> **PROBLEM DESCRIPTION**
Scan the listing below. Report each line that includes "this".

> **TASK DATA**
>> Begin
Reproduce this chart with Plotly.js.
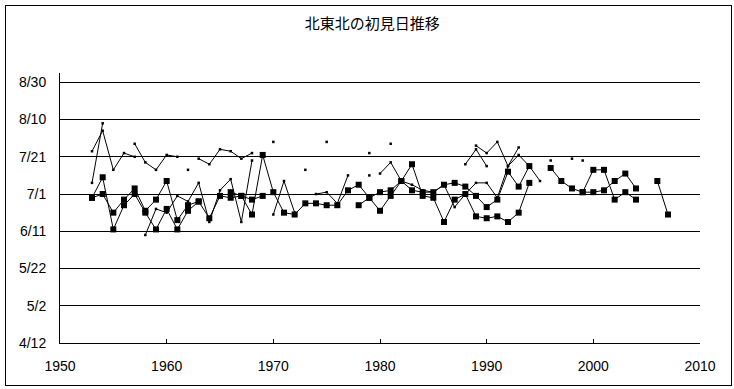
<!DOCTYPE html>
<html>
<head>
<meta charset="utf-8">
<script src="https://cdn.plot.ly/plotly-3.0.1.min.js"></script>
<style>
  html, body { margin: 0; padding: 0; background: #fff; }
  #wrap { position: relative; width: 734px; height: 389px; }
  #chart { width: 734px; height: 389px; }
  #frame { position: absolute; left: 5px; top: 5px; width: 725px; height: 379px; border: 1px solid #000; pointer-events: none; }
</style>
</head>
<body>
<div id="wrap"><div id="chart"></div><div id="frame"></div></div>
<script>
// Years 1953..2007
const years = [];
for (let y = 1953; y <= 2007; y++) years.push(y);

// Square-marker series A
const seriesA = [
  "6/29","7/10","6/12","6/25","7/1","6/21","6/12","6/23","6/12","6/22",
  "6/27","6/18","6/30","6/29","6/30","6/20","7/22","7/2","6/21","6/20",
  "6/26","6/26","6/25","6/25","7/3","7/6","6/29","7/2","7/3","7/8",
  "7/3","7/2","7/2","7/6","7/7","7/5","6/30","6/24","6/28","7/13",
  "7/5","7/16",null,"7/15","7/8","7/4","7/2","7/14","7/14","6/28",
  "7/2","6/28",null,"7/8","6/20"
];
// Square-marker series B
const seriesB = [
  "6/29","7/1","6/21","6/28","7/4","6/22","6/28","7/8","6/17","6/25",
  "6/27",null,null,"7/2","6/30","6/28","6/30",null,null,null,
  null,null,null,null,null,"6/25","6/29","6/22","6/30","7/8",
  "7/17","6/30","6/29","6/16","6/28","7/1","6/19","6/18","6/19","6/16",
  "6/21","7/7",null,null,null,null,"7/2","7/2","7/3","7/8",
  "7/12","7/4",null,null,null
];
// Thin-line series C
const seriesC = [
  "7/24","8/4","7/14","7/23","7/21",null,null,null,null,"7/14",
  null,null,null,null,null,null,null,"7/29",null,null,
  null,null,"7/29",null,null,null,"7/23",null,"7/28",null,
  null,null,null,null,null,"7/17","7/25","7/16",null,null,
  null,null,null,"7/19",null,"7/20",null,null,null,null,
  null,null,null,null,null
];
// Thin-line series D
const seriesD = [
  "7/7","8/8",null,null,"7/28","7/18","7/14","7/22","7/21",null,
  "7/20","7/17","7/25","7/24","7/20","7/23",null,null,null,null,
  "7/14",null,null,null,null,null,"7/11",null,null,null,
  null,null,null,null,null,null,"7/27","7/23","7/29","7/16",
  "7/26",null,null,null,null,null,"7/19",null,null,null,
  null,null,null,null,null
];
// Thin-line series E
const seriesE = [
  null,null,null,null,null,"6/9","6/23","6/21","6/30","6/27",
  "7/7","6/16","7/3","7/9","6/16","7/19",null,"6/20","7/8","6/21",
  null,"7/1","7/2","6/26","7/11",null,null,"7/12","7/18","7/8",
  "7/6","7/3","7/2","7/6","6/24","7/1","7/7","7/7","6/29","7/16",
  "7/22","7/16","7/8",null,null,null,null,null,null,null,
  null,null,null,null,null
];

const yTickText = ["4/12","5/2","5/22","6/11","7/1","7/21","8/10","8/30"];
const xTicks = [1950,1960,1970,1980,1990,2000,2010];

const monthStart = [0,31,59,90,120,151,181,212,243,273,304,334];
function doy(s) {
  if (s === null) return null;
  const p = s.split("/");
  return monthStart[+p[0]-1] + (+p[1]);
}
const yTickVals = yTickText.map(doy);

function thin(arr) {
  return { x: years, y: arr.map(doy), type: "scatter", mode: "lines+markers",
    line: { color: "#000", width: 1 }, marker: { symbol: "square", size: 2.5, color: "#000" },
    connectgaps: false, showlegend: false, hoverinfo: "x+y" };
}
function sq(arr) {
  return { x: years, y: arr.map(doy), type: "scatter", mode: "lines+markers",
    line: { color: "#000", width: 1 }, marker: { symbol: "square", size: 6, color: "#000" },
    connectgaps: false, showlegend: false, hoverinfo: "x+y" };
}

const data = [thin(seriesC), thin(seriesD), thin(seriesE), sq(seriesB), sq(seriesA)];

const tickFont = { family: "Liberation Sans, Arial, sans-serif", size: 14, color: "#000" };
const layout = {
  width: 734, height: 389,
  margin: { l: 60, r: 34, t: 73, b: 46, pad: 0 },
  paper_bgcolor: "#fff", plot_bgcolor: "#fff",
  title: { text: "北東北の初見日推移", font: { family: "Noto Sans CJK JP", size: 15, color: "#000" },
    x: 0.507, xref: "container", xanchor: "center", y: 0.938, yref: "container", yanchor: "middle" },
  xaxis: { range: [1950, 2010], tickmode: "array", tickvals: xTicks, ticktext: xTicks.map(String),
    ticks: "inside", ticklen: 4, tickcolor: "#000", tickwidth: 1,
    showline: true, linecolor: "#000", linewidth: 1, showgrid: false, zeroline: false,
    tickfont: tickFont, ticklabelstandoff: 10 },
  yaxis: { range: [102, 247], tickmode: "array", tickvals: yTickVals, ticktext: yTickText,
    ticks: "", showline: true, linecolor: "#000", linewidth: 1,
    showgrid: true, gridcolor: "#000", gridwidth: 1, zeroline: false,
    tickfont: tickFont, ticklabelstandoff: 10 }
};

Plotly.newPlot("chart", data, layout, { staticPlot: true, displayModeBar: false });
</script>
</body>
</html>
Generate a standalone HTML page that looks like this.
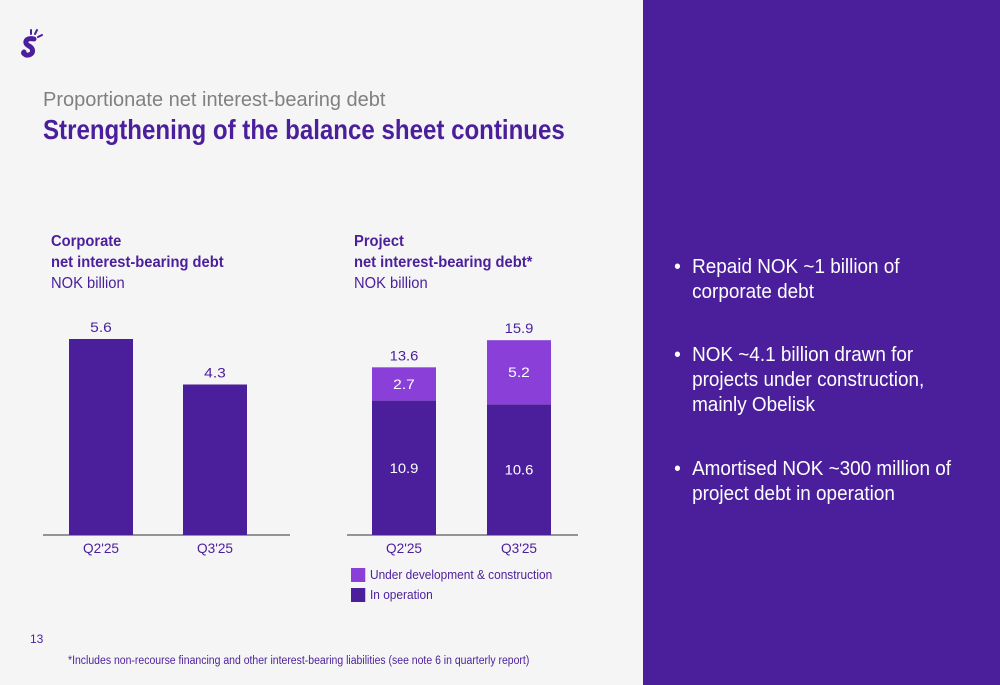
<!DOCTYPE html>
<html><head><meta charset="utf-8"><style>
body{margin:0;width:1000px;height:685px;background:#f5f5f5;font-family:"Liberation Sans",sans-serif;position:relative;overflow:hidden}
.t{position:absolute;white-space:nowrap;transform-origin:0 0}
.panel{position:absolute;left:643px;top:0;width:357px;height:685px;background:#4b1f9c}
.b{position:absolute;color:#fff;font-size:20px;line-height:25px;left:676px;transform:scaleX(0.945);transform-origin:0 0;white-space:nowrap}
.b span{position:absolute;left:-2px}
.b div{padding-left:17px}
</style></head><body>
<svg style="position:absolute;left:20px;top:28px" width="26" height="34" viewBox="0 0 26 34">
<path d="M14 11 C6 9 3 15 9 18 C15 21 13 28 6 27 C4 26 3 25 4 24" stroke="#4b1f9c" stroke-width="5" fill="none" stroke-linecap="round"/>
<path d="M11 6 L11 2 M15 6 L17 2 M18 9 L22 7" stroke="#4b1f9c" stroke-width="2" stroke-linecap="round"/>
</svg>
<div class="t" style="left:43px;top:89px;font-size:20px;color:#808080;transform:scaleX(1.0)">Proportionate net interest-bearing debt</div>
<div class="t" style="left:43px;top:114px;font-size:28px;font-weight:bold;color:#4b1f9c;transform:scaleX(0.86)">Strengthening of the balance sheet continues</div>
<div class="t" style="left:51px;top:231px;font-size:15.5px;line-height:21px;color:#4b1f9c;transform:scaleX(0.95)"><b>Corporate<br>net interest-bearing debt</b><br>NOK billion</div>
<div class="t" style="left:354px;top:231px;font-size:15.5px;line-height:21px;color:#4b1f9c;transform:scaleX(0.95)"><b>Project<br>net interest-bearing debt*</b><br>NOK billion</div>
<svg id="ch" style="position:absolute;left:0;top:0" width="643" height="685"></svg>
<div class="t" style="left:351px;top:568px;font-size:12.5px;color:#4b1f9c;line-height:15px;transform:scaleX(0.95)"><span style="display:inline-block;width:15px;height:14px;background:#8a3fd9;vertical-align:-3px;margin-right:5px"></span>Under development &amp; construction</div>
<div class="t" style="left:351px;top:588px;font-size:12.5px;color:#4b1f9c;line-height:15px;transform:scaleX(0.95)"><span style="display:inline-block;width:15px;height:14px;background:#4b1f9c;vertical-align:-3px;margin-right:5px"></span>In operation</div>
<div class="t" style="left:30px;top:632px;font-size:12px;color:#4b1f9c">13</div>
<div class="t" style="left:68px;top:655px;font-size:11.5px;color:#4b1f9c;transform:scaleX(0.91)">*Includes non-recourse financing and other interest-bearing liabilities (see note 6 in quarterly report)</div>
<div class="panel"></div>
<div class="b" style="top:255px"><span>•</span><div>Repaid NOK ~1 billion of<br>corporate debt</div></div>
<div class="b" style="top:343px"><span>•</span><div>NOK ~4.1 billion drawn for<br>projects under construction,<br>mainly Obelisk</div></div>
<div class="b" style="top:457px"><span>•</span><div>Amortised NOK ~300 million of<br>project debt in operation</div></div>
<script>
const categories=["Q2'25","Q3'25"];
const corporate=[5.6,4.3];
const projOperation=[10.9,10.6];
const projConstruction=[2.7,5.2];
const projTotal=["13.6","15.9"];
const NS="http://www.w3.org/2000/svg",svg=document.getElementById('ch');
const base=535,DARK="#4b1f9c",LIGHT="#8a3fd9";
function el(t,a,txt){const e=document.createElementNS(NS,t);for(const k in a)e.setAttribute(k,a[k]);if(txt!==undefined)e.textContent=txt;svg.appendChild(e);return e;}
const yC=v=>base-v*35, yP=v=>base-v*12.33;
const corpX=[69,183], projX=[372,487], bw=64;
el('line',{x1:43,x2:290,y1:base,y2:base,stroke:'#333','stroke-width':1});
el('line',{x1:347,x2:578,y1:base,y2:base,stroke:'#333','stroke-width':1});
const F={'font-size':14,'font-family':'Liberation Sans','text-anchor':'middle'};
function tx(x,y,fill,s){return el('text',Object.assign({x:x,y:y,fill:fill,textLength:s.length*7.2,lengthAdjust:'spacingAndGlyphs'},F),s);}
categories.forEach((c,i)=>{
 let r=el('rect',{x:corpX[i],y:yC(corporate[i]),width:bw,height:base-yC(corporate[i]),fill:DARK});
 
 
 let t=tx(corpX[i]+bw/2,yC(corporate[i])-7,DARK,corporate[i].toFixed(1));
 
 
 let l=tx(corpX[i]+bw/2,553,DARK,c);
 
 
 const yo=yP(projOperation[i]), yt=yP(projOperation[i]+projConstruction[i]);
 let r1=el('rect',{x:projX[i],y:yo,width:bw,height:base-yo,fill:DARK});
 
 
 let r2=el('rect',{x:projX[i],y:yt,width:bw,height:yo-yt,fill:LIGHT});
 
 
 let t1=tx(projX[i]+bw/2,(yo+base)/2+5,'#fff',projOperation[i].toFixed(1));
 
 
 let t2=tx(projX[i]+bw/2,(yo+yt)/2+5,'#fff',projConstruction[i].toFixed(1));
 
 
 let t3=tx(projX[i]+bw/2,yt-7,DARK,projTotal[i]);
 
 
 let l2=tx(projX[i]+bw/2,553,DARK,c);
 
 
});
</script>
</body></html>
>> End
> **RESPONSE TO THE EXERCISE**
Reproduce this chart with Plotly.js.
Generate a standalone HTML page that looks like this.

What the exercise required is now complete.